Foreign and Israeli companies operating in the West Bank have benefited over the years from cheap land, tax incentives and low-cost Palestinian labor. A growing settler population – 500,000 in the West Bank and east Jerusalem – has made it increasingly worthwhile for Israeli banks, supermarket chains and others to set up branches on war-won land.
With scrutiny intensifying, foreign companies and investments could be more vulnerable to pressure.
Results are still modest.
Norway’s $500 billion oil fund, Europe’s largest institutional investor, and Swedish pension funds managing more than $100 billion in assets have dropped the Israeli defense contractor Elbit Systems Ltd., which provides surveillance equipment for the separation barrier.
The funds say Elbit violated ethical norms because of its involvement in the barrier, ruled illegal in a nonbinding decision by the International Court of Justice. Israel says it built the barrier to keep out Palestinian militants, but it swerves through the West Bank to incorporate Jewish settlements on the “Israeli” side.
Norway’s investment in Elbit was $6 million, negligible for a company valued at $2 billion. Elbit won’t discuss the divestments. The Norwegian fund also sold its $1.2 million in shares in Africa Israel Investments, which has a real estate holding that builds in settlements.
The Brussels-based bank Dexia, targeted by Belgian activists for lending to settlements, said its Israeli subsidiary is phasing out the settlement business. Assa Abloy, a Swedish lock maker, said it would move its Israeli factory from a settlement industrial park to Israel proper within a year.
SodaStream, a maker of home carbonating systems, said some of the $109 million raised in a public offering in November is to be used to build a new factory outside the West Bank, though it won’t say whether it would eventually close an existing settlement facility.
Some major Christian denominations also are wrestling with the divestment issue.
The World Council of Churches, which represents 560 million Christians, has called for responsible investment and a boycott of settlement products.
The Presbyterians are trying to persuade several multinationals to cut West Bank ties and leave open the possibility of future divestment.
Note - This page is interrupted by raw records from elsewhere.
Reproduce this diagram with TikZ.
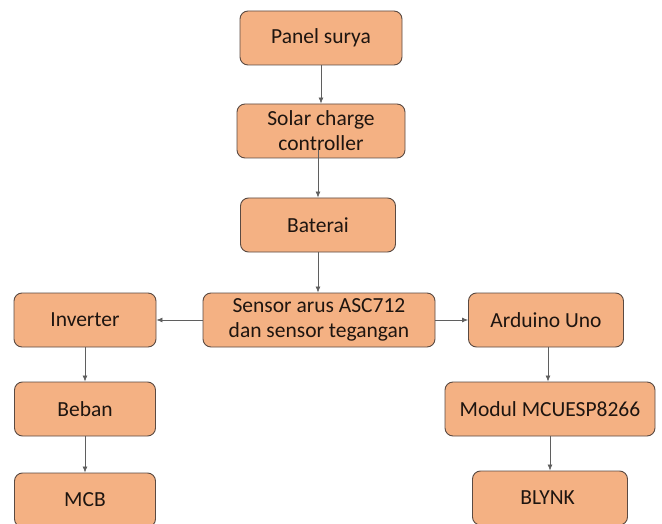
\documentclass[tikz,border=0pt]{standalone}
\usepackage{fontspec}
\setmainfont{Carlito}
\usepackage{xcolor}
\usetikzlibrary{arrows.meta}
\definecolor{BoxFill}{HTML}{F4B183}
\definecolor{BoxLine}{HTML}{5A4A42}
\definecolor{ArrowGray}{HTML}{5F5F5F}
\definecolor{TextDark}{HTML}{1E1510}
\begin{document}
\begin{tikzpicture}[x=1pt,y=-1pt,
    every node/.style={font=\fontsize{21.5}{25}\selectfont},
    blok/.style={draw=BoxLine, line width=0.9pt, fill=BoxFill, rounded corners=8pt,
      minimum height=54pt, align=center, inner sep=0pt, text=TextDark},
    panah/.style={draw=ArrowGray, line width=0.7pt, -{Latex[length=6pt,width=5pt]}}]
  \useasboundingbox (0,0) rectangle (662,524);
  % blok utama
  \foreach \name/\x/\y/\w/\txt in {
    panel/321/38/162/{Panel surya},
    scc/321/131/168/{Solar charge\\controller},
    baterai/318/225/155/{Baterai},
    sensor/319/320/232/{Sensor arus ASC712\\dan sensor tegangan},
    inverter/85/320/142/{Inverter},
    beban/85/409/141/{Beban},
    mcb/85/500/141/{MCB},
    arduino/546/320/155/{Arduino Uno},
    modul/550/409/210/{Modul MCUESP8266},
    blynk/550/498/155/{BLYNK}
    }{
    \node[blok, minimum width=\w pt] (\name) at (\x,\y) {\txt};
    }
  % panah
  \draw[panah] (panel.south) -- (scc.north);
  \draw[panah] ([xshift=-3pt,yshift=8pt]scc.south) -- (baterai.north);
  \draw[panah] (baterai.south) -- (sensor.north -| baterai.south);
  \draw[panah] (sensor.west) -- (inverter.east);
  \draw[panah] (sensor.east) -- (arduino.west);
  \draw[panah] (inverter.south) -- (beban.north);
  \draw[panah] (beban.south) -- (mcb.north);
  \draw[panah] ([xshift=2pt]arduino.south) -- ([xshift=-2pt]modul.north);
  \draw[panah] (modul.south) -- (blynk.north);
\end{tikzpicture}
\end{document}
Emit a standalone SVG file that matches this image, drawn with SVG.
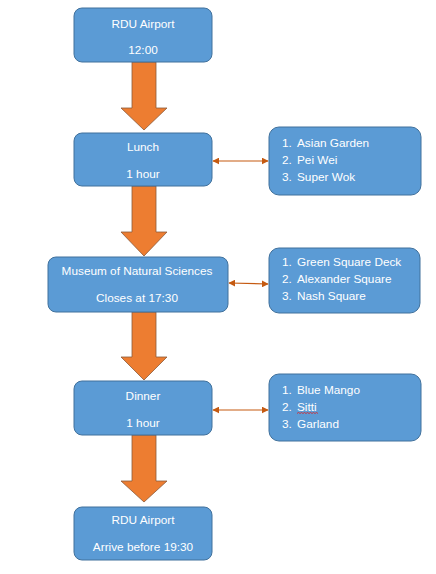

The United Methodists, who have called on Israel to end its occupation of Palestinian-claimed territories, failed to pass a divestment bill at a 2008 convention, though activists said such efforts would continue.
For now, boycott and divestment don’t affect the Israeli economy or the businesses, said Israela Many, chief economist at the Federation of Israeli Chambers of Commerce. “The problem is, it creates a negative image,” she said.
Mark Regev, an Israeli government spokesman, alleged that “boycotters show very selective indignation” and ignore egregious human rights abuses elsewhere, including in Libya, Syria and Iran.
The Scandinavian pension funds deny singling out Israel.
“There is no country perspective on this,” said Annika Anderson of the Ethical Council that advises four Swedish pension funds. She noted that the funds have dropped nine other companies from around the world since 2007.
The Norwegian fund, which invests in more than 8,000 firms, has dropped 49 companies worldwide, including those making cluster bombs and cigarettes. The list includes Lockheed Martin, Boeing and Wal-Mart.
The fund’s decisions are closely watched by other investors in Scandinavia.
Being excluded by the oil fund can cause “massive damage to a company’s reputation” in those countries, said Caroline Liinanki, editor of the Nordic Region Pensions and Investment News at the Financial Times. “You don’t want to end up on the black list.”